Catcher Bengie Molina is the team's other big free agent, and prospect Jeff Mathis could be ready to replace him. The Angels also have Casey Kotchman and Dallas McPherson and a slew of prospects at lower levels with names like Erick Aybar and Howie Kendrick and Brandon Wood. They'll be appearing soon in a Baseball America Prospect Handbook near you.

Finally, the Angels' biggest offseason target could be a guy who just ripped out their heart. White Sox first baseman Paul Konerko played for Angels manager Mike Scioscia as a prospect in the Dodgers' chain several years ago, and a reunion might be in the offing.

Angels general manager Bill Stoneman, true to character, wasn't very effusive about his plans Sunday night. "We're obviously going to be looking for a bat, and everybody is always looking for pitching," Stoneman said. "It's the typical stuff -- a bat and some pitching."

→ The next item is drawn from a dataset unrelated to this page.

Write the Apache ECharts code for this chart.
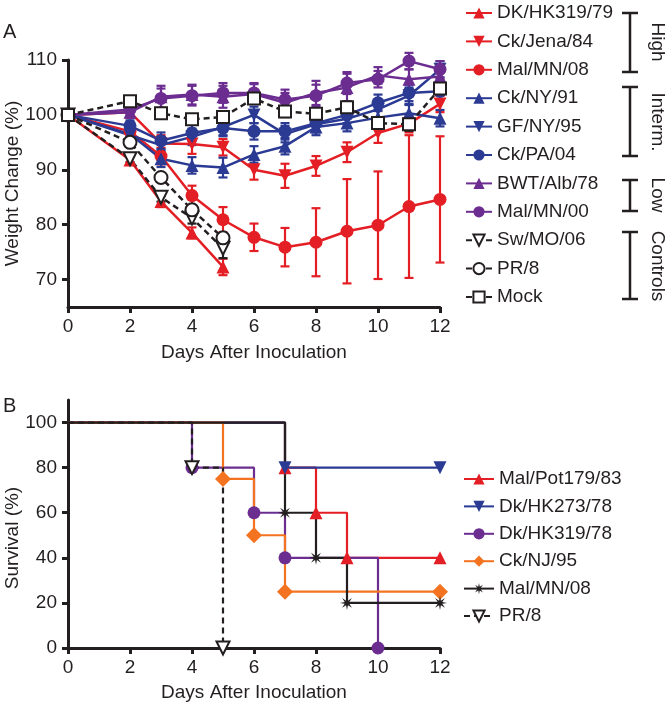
<!DOCTYPE html>
<html>
<head>
<meta charset="utf-8">
<script src="https://cdn.jsdelivr.net/npm/echarts@6/dist/echarts.min.js"></script>
<style>
  html, body { margin: 0; padding: 0; background: #fff; }
  #chart { width: 666px; height: 708px; }
</style>
</head>
<body>
<div id="chart"></div>
<script>
// ---- panel A: weight change (%) ----
const days = [0, 2, 3, 4, 5, 6, 7, 8, 9, 10, 11, 12];
const daysShort = [0, 2, 3, 4, 5];

const dkHK319_79 = [100, 91.8, 84.2, 78.5, 72.3];
const dkHK319_79Err = [0, 0.8, 1, 1, 1.5];
const ckJena84 = [100, 100.5, 94.8, 94.7, 94.1, 90, 88.9, 90.7, 93.2, 96.7, 98.4, 102];
const ckJena84Err = [0, 1, 1.5, 1.8, 1.5, 1.8, 2.2, 1.8, 1.8, 1.8, 1.6, 1.5];
const malMN08 = [100, 97, 92.5, 85.3, 80.9, 77.7, 75.9, 76.8, 78.8, 79.9, 83.3, 84.6];
const malMN08Err = [0, 1, 1.5, 1.8, 2.3, 2.5, 3.5, 6.2, 9.5, 9.8, 13, 11.5];
const ckNY91 = [100, 96.5, 92, 90.8, 90.4, 92.8, 94.3, 97.8, 98.5, 99.5, 100.3, 99.4];
const ckNY91Err = [0, 1, 1.5, 1.5, 1.8, 1.5, 1.5, 1.5, 1.5, 1.5, 1.5, 1.5];
const gfNY95 = [100, 96.3, 94.5, 96, 97.8, 100, 96.5, 98.3, 99.3, 101, 103.5, 108.3];
const gfNY95Err = [0, 1, 1.5, 1.5, 1.5, 1.5, 1.5, 1.5, 1.5, 1.5, 1.5, 1.5];
const ckPA04 = [100, 98, 95.3, 96.7, 97.6, 97, 97, 98.5, 100, 102.2, 104, 104.3];
const ckPA04Err = [0, 1, 1.5, 1.5, 1.5, 1.5, 1.5, 1.5, 1.5, 1.5, 1.5, 1.5];
const bwtAlb78 = [100, 100.5, 103.3, 103.7, 103.3, 103.8, 102.2, 104, 105, 107.2, 106.5, 107];
const bwtAlb78Err = [0, 1, 2, 1.8, 2, 1.8, 1.8, 2.2, 2.5, 1.5, 1.8, 1.5];
const malMN00 = [100, 101, 103, 103.5, 104, 104, 102.8, 103.5, 105.8, 106.5, 109.8, 108.3];
const malMN00Err = [0, 1, 1.8, 1.8, 1.8, 1.8, 1.8, 2, 2, 1.5, 1.5, 1.5];
const swMO06 = [100, 92, 85, 81.2, 75.7];
const swMO06Err = [0, 0.6, 0.8, 1, 1.8];
const pr8 = [100, 95, 88.6, 82.7, 77.6];
const pr8Err = [0, 0.5, 0.5, 0.6, 0.6];
const mock = [100, 102.5, 100.3, 99.2, 99.6, 103, 100.6, 100.2, 101.4, 98.5, 98.3, 104.8];
const mockErr = [0, 0.8, 0.8, 0.8, 1, 1, 1, 1, 1, 1, 1.2, 1.2];

const weightTicks = [70, 80, 90, 100, 110];

// ---- panel B: survival (%) ----
const malPot179Days = [0, 7, 8, 9, 12];
const malPot179 = [100, 80, 60, 40, 40];
const dkHK273Days = [0, 7, 12];
const dkHK273 = [100, 80, 80];
const dkHK319_78Days = [0, 4, 6, 7, 10];
const dkHK319_78 = [100, 80, 60, 40, 0];
const ckNJ95Days = [0, 5, 6, 7, 12];
const ckNJ95 = [100, 75, 50, 25, 25];
const malMN08SurvDays = [0, 7, 8, 9, 12];
const malMN08Surv = [100, 60, 40, 20, 20];
const pr8SurvDays = [0, 4, 5];
const pr8Surv = [100, 80, 0];

const survTicks = [0, 20, 40, 60, 80, 100];

const RED = "#e31e24";
const BLUE = "#2b3a93";
const PURPLE = "#6b2d90";
const ORANGE = "#f37321";
const BLACK = "#231f20";
const FONT = "Liberation Sans, Arial, sans-serif";

// 8-arm asterisk marker
function asteriskPath() {
  let d = "";
  for (let k = 0; k < 16; k++) {
    const r = k % 2 === 0 ? 1 : 0.35;
    const a = (k * Math.PI) / 8;
    const px = (r * Math.cos(a)).toFixed(3);
    const py = (r * Math.sin(a)).toFixed(3);
    d += (k === 0 ? "M" : "L") + px + " " + py + " ";
  }
  return "path://" + d + "Z";
}

function errorBars(color, axis) {
  return {
    type: "custom",
    xAxisIndex: axis,
    yAxisIndex: axis,
    encode: { x: 0, y: [1, 2] },
    clip: false,
    renderItem: function (params, api) {
      const top = api.coord([api.value(0), api.value(2)]);
      const bot = api.coord([api.value(0), api.value(1)]);
      const w = 4.5;
      const style = { stroke: color, lineWidth: 2.2 };
      return {
        type: "group",
        children: [
          { type: "line", shape: { x1: top[0], y1: top[1], x2: bot[0], y2: bot[1] }, style: style },
          { type: "line", shape: { x1: top[0] - w, y1: top[1], x2: top[0] + w, y2: top[1] }, style: style },
          { type: "line", shape: { x1: bot[0] - w, y1: bot[1], x2: bot[0] + w, y2: bot[1] }, style: style },
        ],
      };
    },
  };
}

function weightSeries(name, x, y, err, color, sym, open, dashed) {
  const line = {
    name: name,
    type: "line",
    xAxisIndex: 0,
    yAxisIndex: 0,
    data: x.map((d, i) => [d, y[i]]),
    symbol: sym.symbol,
    symbolRotate: sym.rotate || 0,
    symbolSize: sym.size || 12,
    clip: false,
    lineStyle: { color: color, width: 2.5, type: dashed ? [6, 4] : "solid" },
    itemStyle: open
      ? { color: "#fff", borderColor: color, borderWidth: 2 }
      : { color: color, borderWidth: 0 },
  };
  const eb = errorBars(color, 0);
  eb.data = x
    .map((d, i) => [d, y[i] - err[i], y[i] + err[i]])
    .filter((p, i) => err[i] > 0);
  return [eb, line];
}

function survSeries(name, x, y, color, sym, open, dashed) {
  return {
    name: name,
    type: "line",
    xAxisIndex: 1,
    yAxisIndex: 1,
    step: "end",
    clip: false,
    data: x.map((d, i) =>
      i === 0 ? { value: [d, y[i]], symbol: "none" } : { value: [d, y[i]] }
    ),
    symbol: sym.symbol,
    symbolRotate: sym.rotate || 0,
    symbolSize: sym.size || 13,
    lineStyle: { color: color, width: 2.2, type: dashed ? [6, 4] : "solid" },
    itemStyle: open
      ? { color: "#fff", borderColor: color, borderWidth: 2 }
      : { color: color, borderWidth: 0 },
  };
}

const TRI_UP = { symbol: "triangle", size: 13 };
const TRI_DN = { symbol: "triangle", rotate: 180, size: 13 };
const CIRC = { symbol: "circle", size: 13 };
const SQ = { symbol: "rect", size: 12 };
const DIA = { symbol: "diamond", size: 16 };
const AST = { symbol: asteriskPath(), size: 14 };

const seriesA = [].concat(
  weightSeries("DK/HK319/79", daysShort, dkHK319_79, dkHK319_79Err, RED, TRI_UP),
  weightSeries("Ck/Jena/84", days, ckJena84, ckJena84Err, RED, TRI_DN),
  weightSeries("Mal/MN/08", days, malMN08, malMN08Err, RED, CIRC),
  weightSeries("Ck/NY/91", days, ckNY91, ckNY91Err, BLUE, TRI_UP),
  weightSeries("GF/NY/95", days, gfNY95, gfNY95Err, BLUE, TRI_DN),
  weightSeries("Ck/PA/04", days, ckPA04, ckPA04Err, BLUE, CIRC),
  weightSeries("BWT/Alb/78", days, bwtAlb78, bwtAlb78Err, PURPLE, TRI_UP),
  weightSeries("Mal/MN/00", days, malMN00, malMN00Err, PURPLE, CIRC),
  weightSeries("Sw/MO/06", daysShort, swMO06, swMO06Err, BLACK, TRI_DN, true, true),
  weightSeries("PR/8", daysShort, pr8, pr8Err, BLACK, CIRC, true, true),
  weightSeries("Mock", days, mock, mockErr, BLACK, SQ, true, true)
);
const namesA = ["DK/HK319/79", "Ck/Jena/84", "Mal/MN/08", "Ck/NY/91", "GF/NY/95", "Ck/PA/04",
  "BWT/Alb/78", "Mal/MN/00", "Sw/MO/06", "PR/8", "Mock"];

// names in panel B get a trailing space so they don't collide with panel A's legend
const seriesB = [
  survSeries("Mal/Pot179/83", malPot179Days, malPot179, RED, TRI_UP),
  survSeries("Dk/HK273/78", dkHK273Days, dkHK273, BLUE, TRI_DN),
  survSeries("Dk/HK319/78", dkHK319_78Days, dkHK319_78, PURPLE, CIRC),
  survSeries("Ck/NJ/95", ckNJ95Days, ckNJ95, ORANGE, DIA),
  survSeries("PR/8 ", pr8SurvDays, pr8Surv, BLACK, TRI_DN, true, true),
  survSeries("Mal/MN/08 ", malMN08SurvDays, malMN08Surv, BLACK, AST),
];
const namesB = ["Mal/Pot179/83", "Dk/HK273/78", "Dk/HK319/78", "Ck/NJ/95", "Mal/MN/08 ", "PR/8 "];

function xAxisCfg(idx, gap) {
  return {
    type: "value",
    gridIndex: idx,
    min: 0,
    max: 12,
    interval: 2,
    name: "Days After Inoculation",
    nameLocation: "middle",
    nameGap: gap,
    nameMoveOverlap: false,
    nameTextStyle: { fontSize: 19, color: BLACK, fontFamily: FONT },
    axisLine: { show: true, onZero: false, lineStyle: { color: BLACK, width: 3 } },
    axisTick: { show: true, length: 6, lineStyle: { color: BLACK, width: 3 } },
    axisLabel: { fontSize: 19, color: BLACK, fontFamily: FONT, margin: 10 },
    splitLine: { show: false },
  };
}

function yAxisCfg(idx, min, max, ticks, name, pad) {
  return {
    type: "value",
    gridIndex: idx,
    min: min,
    max: max,
    name: name,
    nameLocation: "middle",
    nameGap: 46,
    nameMoveOverlap: false,
    nameTextStyle: { fontSize: 19, color: BLACK, fontFamily: FONT, padding: pad },
    axisLine: { show: true, onZero: false, lineStyle: { color: BLACK, width: 3 } },
    axisTick: { show: true, length: 6, customValues: ticks, lineStyle: { color: BLACK, width: 3 } },
    axisLabel: { fontSize: 19, color: BLACK, fontFamily: FONT, margin: 11, customValues: ticks },
    splitLine: { show: false },
  };
}

function bracket(x, y1, y2) {
  const st = { stroke: BLACK, lineWidth: 2.5 };
  return [
    { type: "line", shape: { x1: x, y1: y1, x2: x, y2: y2 }, style: st },
    { type: "line", shape: { x1: x - 8, y1: y1, x2: x + 8, y2: y1 }, style: st },
    { type: "line", shape: { x1: x - 8, y1: y2, x2: x + 8, y2: y2 }, style: st },
  ];
}

function sideLabel(text, y) {
  return {
    type: "text",
    x: 657,
    y: y,
    rotation: -Math.PI / 2,
    style: { text: text, fontSize: 19, fontFamily: FONT, fill: BLACK, align: "center", verticalAlign: "middle" },
  };
}

const chart = echarts.init(document.getElementById("chart"));
const option = {
  animation: false,
  backgroundColor: "#fff",
  textStyle: { fontFamily: FONT },
  grid: [
    { left: 68, top: 60, width: 372, height: 247, outerBoundsMode: "none", containLabel: false },
    { left: 68, top: 400, width: 372, height: 248, outerBoundsMode: "none", containLabel: false },
  ],
  xAxis: [xAxisCfg(0, 36), xAxisCfg(1, 35)],
  yAxis: [
    yAxisCfg(0, 65, 110, weightTicks, "Weight Change (%)", [0, 0, 0, 0]),
    yAxisCfg(1, 0, 110, survTicks, "Survival (%)", [0, 28, 0, 0]),
  ],
  legend: [
    {
      orient: "vertical",
      left: 465,
      top: 3,
      padding: 0,
      itemGap: 8.4,
      itemWidth: 26,
      itemHeight: 14,
      selectedMode: false,
      textStyle: { fontSize: 19, lineHeight: 20, color: BLACK, fontFamily: FONT },
      data: namesA,
    },
    {
      orient: "vertical",
      left: 463,
      top: 469,
      padding: 0,
      itemGap: 7.4,
      itemWidth: 30,
      itemHeight: 14,
      selectedMode: false,
      textStyle: { fontSize: 19, lineHeight: 20, color: BLACK, fontFamily: FONT },
      data: namesB,
    },
  ],
  graphic: [
    { type: "text", left: 3, top: 22, style: { text: "A", fontSize: 20, fontFamily: FONT, fill: BLACK } },
    { type: "text", left: 3, top: 396, style: { text: "B", fontSize: 20, fontFamily: FONT, fill: BLACK } },
  ].concat(
    bracket(630, 13, 72),
    bracket(630, 87, 156),
    bracket(630, 180, 211),
    bracket(630, 232, 299),
    [sideLabel("High", 42), sideLabel("Interm.", 122), sideLabel("Low", 195), sideLabel("Controls", 266)]
  ),
  series: seriesA.concat(seriesB),
};
chart.setOption(option);
</script>
</body>
</html>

Stoneman, an old-school ball guy at heart, reacted to the ALCS loss with the same stoic mindset as his players. If he had complaints about the umpiring, he wasn't going to air them publicly. And he certainly wasn't going to blame residual fatigue from the Yankees' series.

Just moments after Kotchman grounded out to end the Angels' season, Stoneman went from locker-to-locker with a personal message for each Los Angeles player.

"I told them, 'Have a good winter, shake this thing off, and we'll come back stronger next year,'" Stoneman said.

The season is over, and it's time for the Angels to put on their White Sox hats and root for Chicago. Pierzynski included.